Recently I was waiting on the shores of a lake in Northern Minnesota with my parabolic microphone in my hand and my digital audio recorder ready to record. It was one o’clock in the morning and I was waiting for the resident loons on the lake to begin their nightly serenade. I was there to record the four distinct vocalizations of the Common Loon but what I got was a streaming curtain of light across the northern sky-the aurora.
The name aurora comes from the Roman Goddess of the dawn and is the name given to the spectacle of light that appears in the skies of earth near the polar regions. In the northern hemisphere, they are called aurora borealis or northern lights. In the southern hemisphere they are called aurora australis or the southern lights.
The auroras are caused by the sun. Sometimes the sun has violent storms and spews out a stream of charged particles (plasma) in an event called a coronal mass ejection. The results of the storms are solar winds traveling at speeds of 1 to 2 million miles per hour and are filled with tiny highly charged particles.
It takes two or three days but eventually the solar wind reaches the earth. When the particles do arrive, they are deflected towards the North and South poles by the earth’s magnetic field. The particles hit and interact with our atmosphere and the sky begins to glow.
The delicate colors of the auroras depend on the height at which the energy particles collide with our atmosphere. Street lamps and neon signs emit different colors of light depending upon the types of gas trapped within the fixture. The same applies for the auroras. If the predominant gas is oxygen and nitrogen the auroras will be red. This is rare and only occurs at times of maximum solar activity. The most common color is green, and yellow again caused by oxygen, but at lower levels.

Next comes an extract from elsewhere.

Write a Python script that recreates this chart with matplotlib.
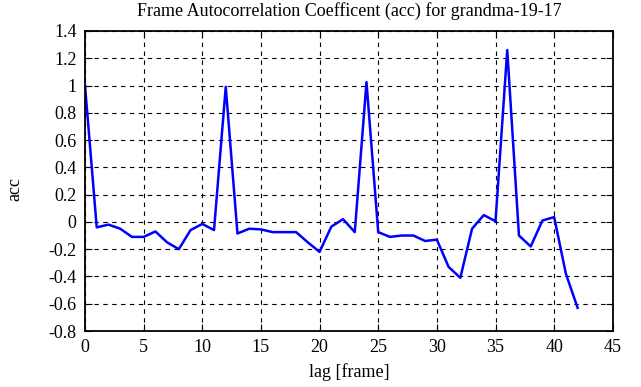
import matplotlib
matplotlib.use("Agg")
import matplotlib.pyplot as plt
import numpy as np

lags = list(range(43))
acc = [1.0, -0.04, -0.02, -0.05, -0.11, -0.11, -0.07, -0.15, -0.20, -0.06,
       -0.015, -0.06, 0.99, -0.085, -0.05, -0.055, -0.075, -0.075, -0.075, -0.15,
       -0.22, -0.035, 0.02, -0.075, 1.025, -0.075, -0.11, -0.10, -0.10, -0.14,
       -0.13, -0.33, -0.41, -0.05, 0.05, 0.005, 1.26, -0.10, -0.18, 0.01,
       0.035, -0.38, -0.63]
xticks = [0, 5, 10, 15, 20, 25, 30, 35, 40, 45]
yticks = [-0.8, -0.6, -0.4, -0.2, 0, 0.2, 0.4, 0.6, 0.8, 1, 1.2, 1.4]
ytick_labels = ["-0.8", "-0.6", "-0.4", "-0.2", "0", "0.2", "0.4", "0.6", "0.8", "1", "1.2", "1.4"]

plt.rcParams['font.family'] = ['Liberation Serif', 'DejaVu Serif']
fig = plt.figure(figsize=(6.41, 3.87), dpi=100)
ax = fig.add_axes([0.1326, 0.1447, 0.956 - 0.1326, 0.92 - 0.1447])
ax.plot(lags, acc, color='#0000ff', lw=1.8)
ax.set_xlim(0, 45)
ax.set_ylim(-0.8, 1.4)
ax.set_xticks(xticks)
ax.set_yticks(yticks)
ax.set_yticklabels(ytick_labels)
ax.grid(True, color='black', linestyle=(0, (4, 4)), linewidth=0.8)
ax.tick_params(direction='in', top=True, right=True, labelsize=13, length=5, pad=6)
for s in ax.spines.values():
    s.set_linewidth(1.3)
ax.set_xlabel('lag [frame]', fontsize=13, labelpad=5)
ax.set_ylabel('acc', fontsize=13, va='center')
ax.yaxis.set_label_coords(-0.133, 0.473)
ax.set_title('Frame Autocorrelation Coefficent (acc) for grandma-19-17', fontsize=13, pad=11)
fig.savefig('out.png', dpi=100)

The auroras occur on 27 day intervals and usually last for several nights in a row. Northern lights that occur just after dark are not very showy. The best displays occur around midnight or shortly after. The auroras are never absent from the earth. Every hour of the day, every day of the year, the auroras are blazing somewhere on the earth. However most people can go many years between seeing the northern display. The reason is the aurora spends most of its time around the ends of the earth, where there are plenty of penguins and polar bears but few humans.
The best place to view the aurora lights lie within an auroral zone that encompasses the northern polar regions. From Alaska through the Northwest Territories of Canada, around to Norway, Russia and back to Alaska. Along this band, the lights can be seen on virtually every cloudless night from autumn to spring. Small expansions of the auroral zone are common and aurora often spills out to neighboring regions such as our.
Oh and by the way, the loons never called that night. I think they were speechless, as I was, and just watched the light show unfold over they heads.